Wednesday, October 7, 2009

Frameworks

Everyone loves Frameworks but there are good software stacks that follow design patterns and there are ones that labour away in your browser.

The whole idea of RESTful design is that the client has an independent life. But RESTful design coupled with intelligent clients that are now possible to write with Javascript frameworks (so we now have two separate software stacks talking through the TCP-IP stack - do we see a pattern here?) so stuff that gets transmitted to the client is designed for that client only, so we craft a software "one fit only" key so that the server can know which client it is talking to - this "state" is preserved in a cookie.

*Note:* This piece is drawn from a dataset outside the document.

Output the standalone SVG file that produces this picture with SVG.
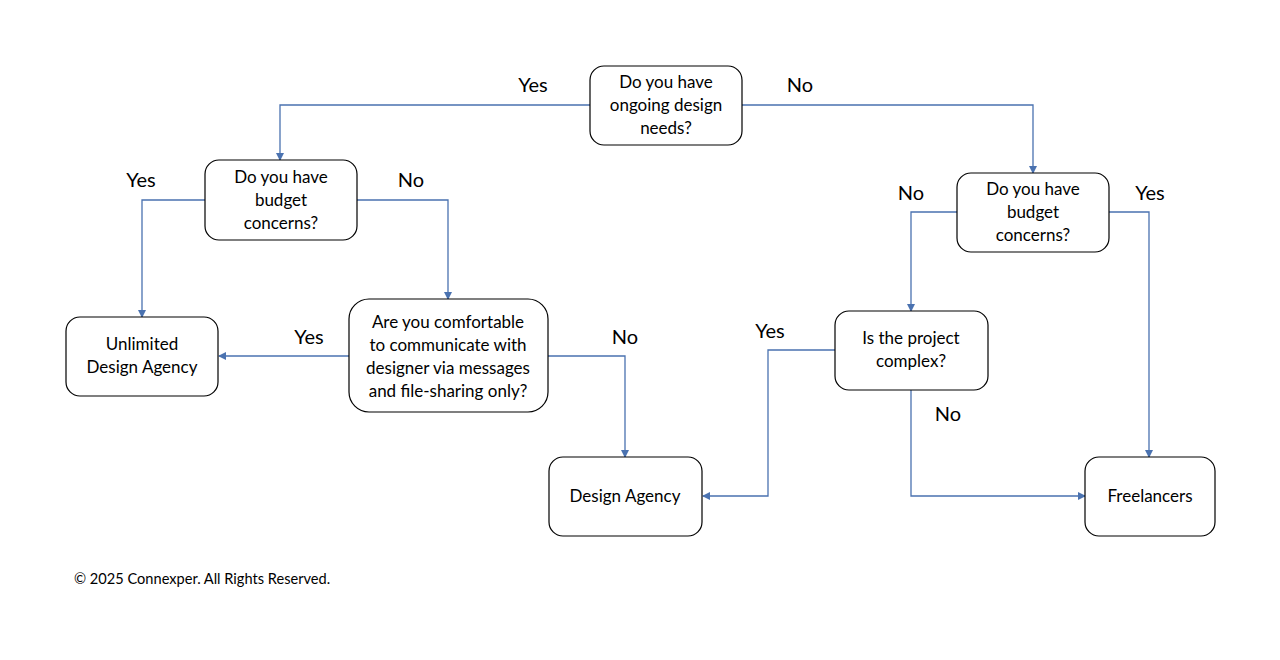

That is what happens when you log in. Your authentication token is added to the package of information providing a secure network. Is this new? Not at all. Why do we not do it all the time? We do, it is called SSL. It provides a "standard" - a measurable way of doing something with an agreed visual clue. Is it secure? Yes.

Innovation and Capital

Over seven years ago I created a website that published academic articles of a leading professional and put in links that allowed you to generate links for your own site to link to the article, or get a link to email to your friend. I also provided lots of expensive looking paper backgrounds with multiple style sheets. It was all innovation and if things had gone better, could have gone somewhere.

Unfortunately when I billed out the work, things did not go as smoothly as they should and that perhaps is a matter of luck or personality. Apparently computer programmers do not have either, but after one year the "dispute" was settled, albeit without no handshake. The client could have angel-invested these social networking ideas, but it was not to be.

At the same time I was suggesting to another client that having groupware could be valuable and was told that they did not want any kind of social interaction on the web. That ex-client now uses Facebook to achieve the same thing.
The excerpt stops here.